> [Supplied material]

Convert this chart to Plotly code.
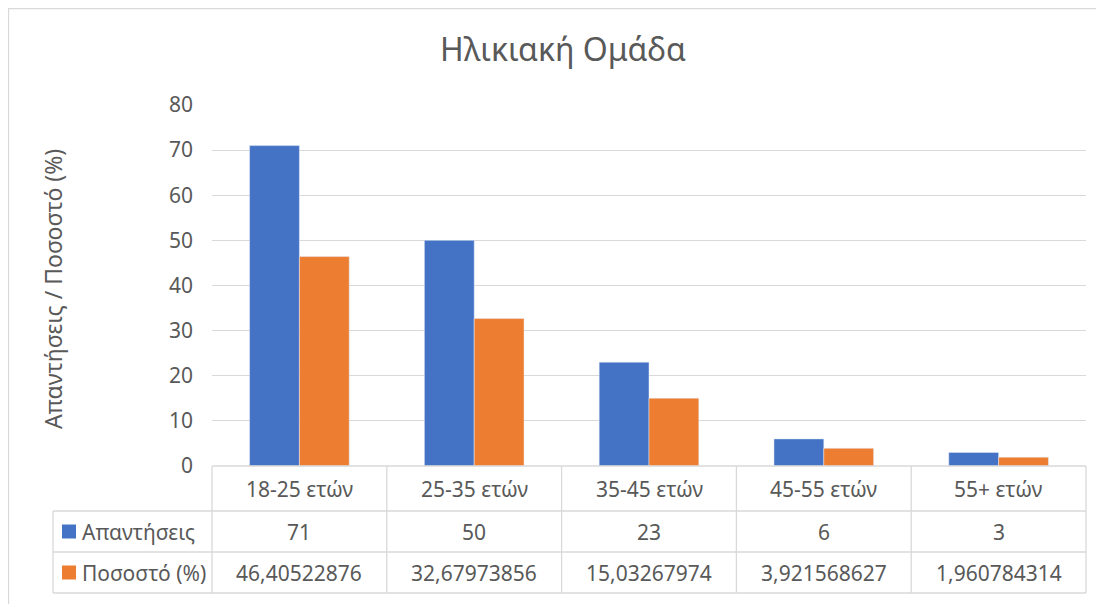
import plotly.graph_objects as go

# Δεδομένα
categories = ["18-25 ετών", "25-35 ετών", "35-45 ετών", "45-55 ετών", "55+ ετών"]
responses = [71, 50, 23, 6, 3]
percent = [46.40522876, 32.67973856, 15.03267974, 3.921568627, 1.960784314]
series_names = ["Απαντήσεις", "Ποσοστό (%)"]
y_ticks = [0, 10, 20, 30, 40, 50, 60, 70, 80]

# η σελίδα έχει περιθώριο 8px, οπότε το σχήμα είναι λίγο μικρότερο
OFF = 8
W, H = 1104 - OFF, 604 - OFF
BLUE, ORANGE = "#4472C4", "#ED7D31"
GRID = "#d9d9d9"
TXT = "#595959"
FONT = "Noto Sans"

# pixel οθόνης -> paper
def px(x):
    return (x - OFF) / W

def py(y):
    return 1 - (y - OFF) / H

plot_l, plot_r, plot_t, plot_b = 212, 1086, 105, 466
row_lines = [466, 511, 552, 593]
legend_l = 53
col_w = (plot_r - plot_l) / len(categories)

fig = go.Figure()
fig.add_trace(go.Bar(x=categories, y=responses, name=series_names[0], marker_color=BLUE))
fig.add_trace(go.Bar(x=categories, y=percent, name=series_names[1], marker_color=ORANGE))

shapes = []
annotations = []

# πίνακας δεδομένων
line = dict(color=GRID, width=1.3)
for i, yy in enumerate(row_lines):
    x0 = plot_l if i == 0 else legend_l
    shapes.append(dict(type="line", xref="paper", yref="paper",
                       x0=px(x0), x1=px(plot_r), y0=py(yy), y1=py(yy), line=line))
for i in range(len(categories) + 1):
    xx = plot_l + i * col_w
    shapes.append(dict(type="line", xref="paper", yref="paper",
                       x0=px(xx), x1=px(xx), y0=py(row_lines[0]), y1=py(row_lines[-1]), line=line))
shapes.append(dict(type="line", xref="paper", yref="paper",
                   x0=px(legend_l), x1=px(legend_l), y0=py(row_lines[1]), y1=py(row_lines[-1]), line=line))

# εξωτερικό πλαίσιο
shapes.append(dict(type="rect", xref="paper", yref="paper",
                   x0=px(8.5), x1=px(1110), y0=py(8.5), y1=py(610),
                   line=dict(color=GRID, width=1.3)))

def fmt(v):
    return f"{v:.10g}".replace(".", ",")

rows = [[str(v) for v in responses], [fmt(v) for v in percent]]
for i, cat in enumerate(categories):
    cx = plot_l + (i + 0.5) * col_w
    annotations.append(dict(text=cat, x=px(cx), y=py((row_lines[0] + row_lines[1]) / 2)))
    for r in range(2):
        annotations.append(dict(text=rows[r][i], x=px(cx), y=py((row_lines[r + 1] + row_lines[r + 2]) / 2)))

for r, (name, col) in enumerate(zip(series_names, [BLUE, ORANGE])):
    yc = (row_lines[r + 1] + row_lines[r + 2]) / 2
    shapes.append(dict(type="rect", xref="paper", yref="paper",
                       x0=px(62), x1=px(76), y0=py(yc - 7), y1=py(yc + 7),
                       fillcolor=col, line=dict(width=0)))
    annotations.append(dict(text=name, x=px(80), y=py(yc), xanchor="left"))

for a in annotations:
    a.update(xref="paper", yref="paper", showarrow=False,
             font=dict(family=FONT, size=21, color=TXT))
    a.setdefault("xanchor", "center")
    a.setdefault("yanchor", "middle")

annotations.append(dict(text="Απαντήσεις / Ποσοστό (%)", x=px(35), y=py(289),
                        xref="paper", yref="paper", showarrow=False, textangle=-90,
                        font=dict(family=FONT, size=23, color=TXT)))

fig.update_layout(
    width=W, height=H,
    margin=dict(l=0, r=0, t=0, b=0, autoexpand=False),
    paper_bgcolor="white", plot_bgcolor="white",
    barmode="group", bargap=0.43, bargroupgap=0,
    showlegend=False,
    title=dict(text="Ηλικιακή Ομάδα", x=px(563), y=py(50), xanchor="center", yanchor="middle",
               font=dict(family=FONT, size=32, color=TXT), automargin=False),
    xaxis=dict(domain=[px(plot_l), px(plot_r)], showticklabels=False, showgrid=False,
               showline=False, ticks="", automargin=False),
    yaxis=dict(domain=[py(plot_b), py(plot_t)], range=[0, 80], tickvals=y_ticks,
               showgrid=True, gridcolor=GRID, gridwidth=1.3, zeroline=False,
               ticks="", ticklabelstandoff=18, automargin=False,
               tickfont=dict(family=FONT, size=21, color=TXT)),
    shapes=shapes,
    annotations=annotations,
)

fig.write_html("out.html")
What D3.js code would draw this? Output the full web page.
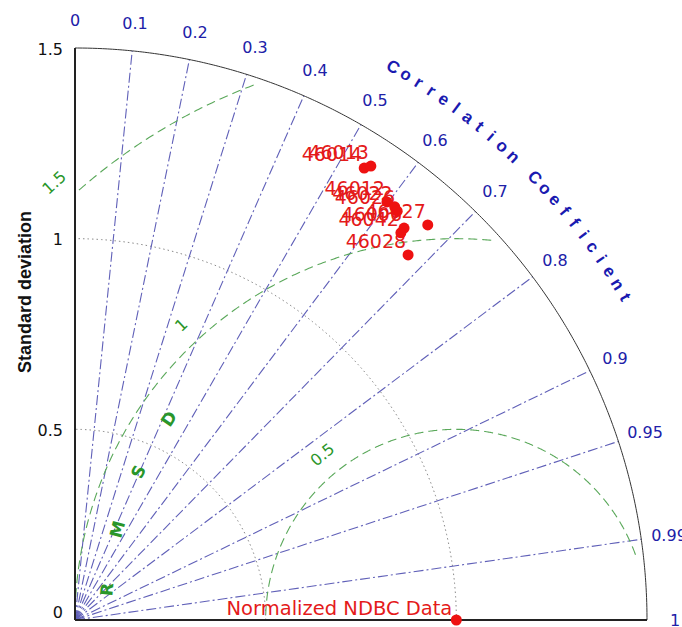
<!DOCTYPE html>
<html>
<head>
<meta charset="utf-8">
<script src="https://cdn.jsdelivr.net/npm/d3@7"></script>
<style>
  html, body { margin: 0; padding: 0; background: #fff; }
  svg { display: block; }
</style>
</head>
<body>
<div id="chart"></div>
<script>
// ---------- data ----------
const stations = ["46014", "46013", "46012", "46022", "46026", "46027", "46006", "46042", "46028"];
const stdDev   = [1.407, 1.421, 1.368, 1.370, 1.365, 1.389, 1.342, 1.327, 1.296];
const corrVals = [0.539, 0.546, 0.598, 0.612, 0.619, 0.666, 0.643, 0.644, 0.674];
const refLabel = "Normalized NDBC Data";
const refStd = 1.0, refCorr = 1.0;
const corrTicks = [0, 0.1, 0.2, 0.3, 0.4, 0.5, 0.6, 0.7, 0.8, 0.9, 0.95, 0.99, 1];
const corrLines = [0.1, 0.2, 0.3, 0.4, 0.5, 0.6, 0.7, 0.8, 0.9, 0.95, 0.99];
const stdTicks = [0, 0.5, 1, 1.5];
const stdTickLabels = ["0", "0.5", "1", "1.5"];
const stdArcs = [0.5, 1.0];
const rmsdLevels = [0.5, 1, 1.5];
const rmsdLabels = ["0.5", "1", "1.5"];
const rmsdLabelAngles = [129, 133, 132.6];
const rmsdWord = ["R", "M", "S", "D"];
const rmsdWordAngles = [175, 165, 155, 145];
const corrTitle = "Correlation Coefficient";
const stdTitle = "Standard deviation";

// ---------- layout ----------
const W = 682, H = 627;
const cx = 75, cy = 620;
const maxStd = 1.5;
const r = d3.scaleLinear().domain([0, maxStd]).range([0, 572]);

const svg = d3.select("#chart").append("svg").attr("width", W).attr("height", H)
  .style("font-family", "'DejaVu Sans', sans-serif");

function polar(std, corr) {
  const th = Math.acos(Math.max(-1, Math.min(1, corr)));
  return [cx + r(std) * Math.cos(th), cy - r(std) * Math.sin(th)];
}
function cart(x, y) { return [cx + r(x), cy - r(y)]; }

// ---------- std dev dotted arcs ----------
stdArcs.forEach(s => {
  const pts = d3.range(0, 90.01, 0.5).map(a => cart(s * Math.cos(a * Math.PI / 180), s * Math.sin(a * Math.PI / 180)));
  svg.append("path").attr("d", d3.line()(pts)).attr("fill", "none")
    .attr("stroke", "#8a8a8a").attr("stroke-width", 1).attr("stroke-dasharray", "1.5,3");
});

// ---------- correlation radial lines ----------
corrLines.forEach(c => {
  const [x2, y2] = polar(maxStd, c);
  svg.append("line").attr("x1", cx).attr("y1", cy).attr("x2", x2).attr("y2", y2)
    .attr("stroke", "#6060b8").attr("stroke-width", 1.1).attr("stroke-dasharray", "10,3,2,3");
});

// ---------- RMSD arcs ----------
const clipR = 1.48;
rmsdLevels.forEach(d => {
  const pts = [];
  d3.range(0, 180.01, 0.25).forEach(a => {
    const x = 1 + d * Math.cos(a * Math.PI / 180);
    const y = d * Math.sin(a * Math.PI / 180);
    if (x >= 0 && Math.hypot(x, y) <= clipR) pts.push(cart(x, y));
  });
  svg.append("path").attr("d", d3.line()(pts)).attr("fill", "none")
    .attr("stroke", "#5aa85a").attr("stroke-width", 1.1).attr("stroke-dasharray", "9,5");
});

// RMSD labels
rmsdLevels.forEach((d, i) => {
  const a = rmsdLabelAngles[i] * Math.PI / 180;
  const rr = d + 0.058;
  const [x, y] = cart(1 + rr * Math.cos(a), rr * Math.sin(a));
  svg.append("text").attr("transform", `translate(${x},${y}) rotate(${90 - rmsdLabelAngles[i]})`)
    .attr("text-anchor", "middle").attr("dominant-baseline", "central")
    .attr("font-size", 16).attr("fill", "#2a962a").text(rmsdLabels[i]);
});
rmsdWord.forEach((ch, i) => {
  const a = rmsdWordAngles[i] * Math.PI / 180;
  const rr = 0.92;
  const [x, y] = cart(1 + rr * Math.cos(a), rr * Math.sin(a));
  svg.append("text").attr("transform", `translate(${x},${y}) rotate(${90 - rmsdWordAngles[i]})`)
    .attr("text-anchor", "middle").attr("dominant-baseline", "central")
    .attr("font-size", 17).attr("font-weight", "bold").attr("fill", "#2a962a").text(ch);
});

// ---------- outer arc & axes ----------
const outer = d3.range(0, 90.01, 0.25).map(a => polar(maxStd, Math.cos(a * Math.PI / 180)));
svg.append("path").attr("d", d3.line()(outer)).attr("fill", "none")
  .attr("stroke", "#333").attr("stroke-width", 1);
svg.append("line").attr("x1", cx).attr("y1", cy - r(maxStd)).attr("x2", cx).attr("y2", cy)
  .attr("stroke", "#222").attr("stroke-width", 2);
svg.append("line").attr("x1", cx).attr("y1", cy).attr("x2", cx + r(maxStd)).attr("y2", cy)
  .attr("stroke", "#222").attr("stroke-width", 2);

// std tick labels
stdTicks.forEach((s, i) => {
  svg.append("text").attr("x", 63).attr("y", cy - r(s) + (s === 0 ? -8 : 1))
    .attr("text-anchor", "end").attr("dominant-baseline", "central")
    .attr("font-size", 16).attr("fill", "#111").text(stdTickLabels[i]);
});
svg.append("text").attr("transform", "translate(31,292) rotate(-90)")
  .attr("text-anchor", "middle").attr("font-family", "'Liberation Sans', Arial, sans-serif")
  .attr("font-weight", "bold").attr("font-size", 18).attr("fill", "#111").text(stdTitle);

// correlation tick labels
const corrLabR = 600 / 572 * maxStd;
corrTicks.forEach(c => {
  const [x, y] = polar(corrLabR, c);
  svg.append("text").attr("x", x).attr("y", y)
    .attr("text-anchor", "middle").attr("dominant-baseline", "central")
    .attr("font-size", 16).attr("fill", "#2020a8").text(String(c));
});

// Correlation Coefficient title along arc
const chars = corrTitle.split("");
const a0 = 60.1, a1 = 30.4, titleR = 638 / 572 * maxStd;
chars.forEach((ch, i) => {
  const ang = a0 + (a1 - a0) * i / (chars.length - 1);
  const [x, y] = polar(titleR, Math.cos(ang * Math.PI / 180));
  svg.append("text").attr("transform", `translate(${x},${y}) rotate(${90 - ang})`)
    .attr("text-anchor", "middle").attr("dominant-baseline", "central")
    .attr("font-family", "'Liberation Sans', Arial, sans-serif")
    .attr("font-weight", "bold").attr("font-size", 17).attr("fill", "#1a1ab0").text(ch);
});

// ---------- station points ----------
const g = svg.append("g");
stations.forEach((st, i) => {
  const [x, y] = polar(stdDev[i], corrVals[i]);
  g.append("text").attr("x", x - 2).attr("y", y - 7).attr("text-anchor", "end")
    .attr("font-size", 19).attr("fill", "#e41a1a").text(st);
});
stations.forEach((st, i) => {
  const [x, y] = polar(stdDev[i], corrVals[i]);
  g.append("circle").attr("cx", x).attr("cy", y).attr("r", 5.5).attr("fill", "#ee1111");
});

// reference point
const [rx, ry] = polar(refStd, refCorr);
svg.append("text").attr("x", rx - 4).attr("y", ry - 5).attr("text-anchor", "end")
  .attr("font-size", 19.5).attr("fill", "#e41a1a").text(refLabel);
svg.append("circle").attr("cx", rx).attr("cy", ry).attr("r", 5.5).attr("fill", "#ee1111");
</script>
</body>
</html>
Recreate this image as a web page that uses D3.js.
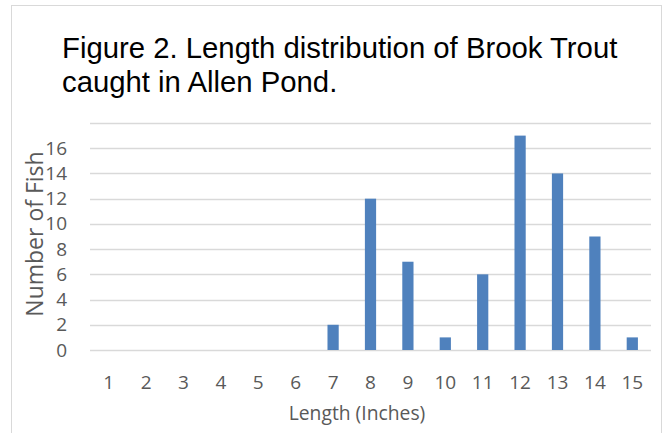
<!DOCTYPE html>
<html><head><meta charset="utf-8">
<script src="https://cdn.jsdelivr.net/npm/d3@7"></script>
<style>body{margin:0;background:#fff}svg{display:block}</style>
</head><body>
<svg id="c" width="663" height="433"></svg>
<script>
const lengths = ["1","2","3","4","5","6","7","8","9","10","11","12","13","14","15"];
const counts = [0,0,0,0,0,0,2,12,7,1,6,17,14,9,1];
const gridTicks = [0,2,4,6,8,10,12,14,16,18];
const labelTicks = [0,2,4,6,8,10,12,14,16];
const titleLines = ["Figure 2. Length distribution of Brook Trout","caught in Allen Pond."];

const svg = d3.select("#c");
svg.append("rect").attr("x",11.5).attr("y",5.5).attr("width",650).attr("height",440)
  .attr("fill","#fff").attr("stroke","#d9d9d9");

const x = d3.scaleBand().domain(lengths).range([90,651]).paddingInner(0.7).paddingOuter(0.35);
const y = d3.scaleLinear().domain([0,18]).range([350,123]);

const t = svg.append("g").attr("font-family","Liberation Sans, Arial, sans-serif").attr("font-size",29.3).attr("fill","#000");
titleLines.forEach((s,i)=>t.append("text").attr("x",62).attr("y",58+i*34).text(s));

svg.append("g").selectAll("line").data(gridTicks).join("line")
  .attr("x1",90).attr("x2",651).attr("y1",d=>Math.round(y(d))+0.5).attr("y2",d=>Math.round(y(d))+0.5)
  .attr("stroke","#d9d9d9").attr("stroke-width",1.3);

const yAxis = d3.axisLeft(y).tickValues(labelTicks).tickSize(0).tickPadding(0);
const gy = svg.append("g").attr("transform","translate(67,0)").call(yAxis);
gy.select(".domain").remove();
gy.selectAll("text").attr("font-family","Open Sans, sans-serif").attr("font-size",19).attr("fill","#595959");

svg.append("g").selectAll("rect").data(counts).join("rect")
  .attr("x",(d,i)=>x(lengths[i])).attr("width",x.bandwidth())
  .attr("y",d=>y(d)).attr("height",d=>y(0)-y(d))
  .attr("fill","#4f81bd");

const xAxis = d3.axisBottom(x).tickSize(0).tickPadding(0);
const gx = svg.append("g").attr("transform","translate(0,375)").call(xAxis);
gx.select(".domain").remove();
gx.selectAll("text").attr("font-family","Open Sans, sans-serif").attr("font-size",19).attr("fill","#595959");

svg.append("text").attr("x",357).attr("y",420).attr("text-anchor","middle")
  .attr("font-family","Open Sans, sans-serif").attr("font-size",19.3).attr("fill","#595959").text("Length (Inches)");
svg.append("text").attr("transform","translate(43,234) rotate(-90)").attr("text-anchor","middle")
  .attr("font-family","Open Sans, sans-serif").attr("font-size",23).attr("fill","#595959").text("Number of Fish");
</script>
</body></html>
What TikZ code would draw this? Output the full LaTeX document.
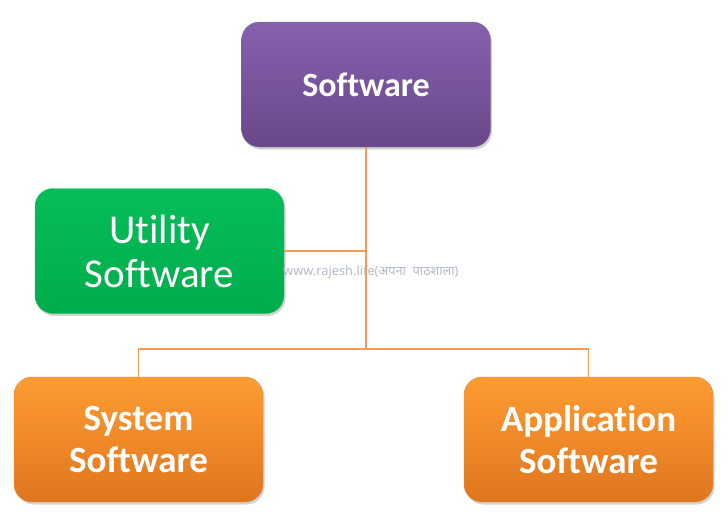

> [Problem description] From the first line above through the line containing "import plotly.graph_objects as go", copy everything exactly, without the pictures.

> [Output for this task]
Convert this chart to Plotly code.
import plotly.graph_objects as go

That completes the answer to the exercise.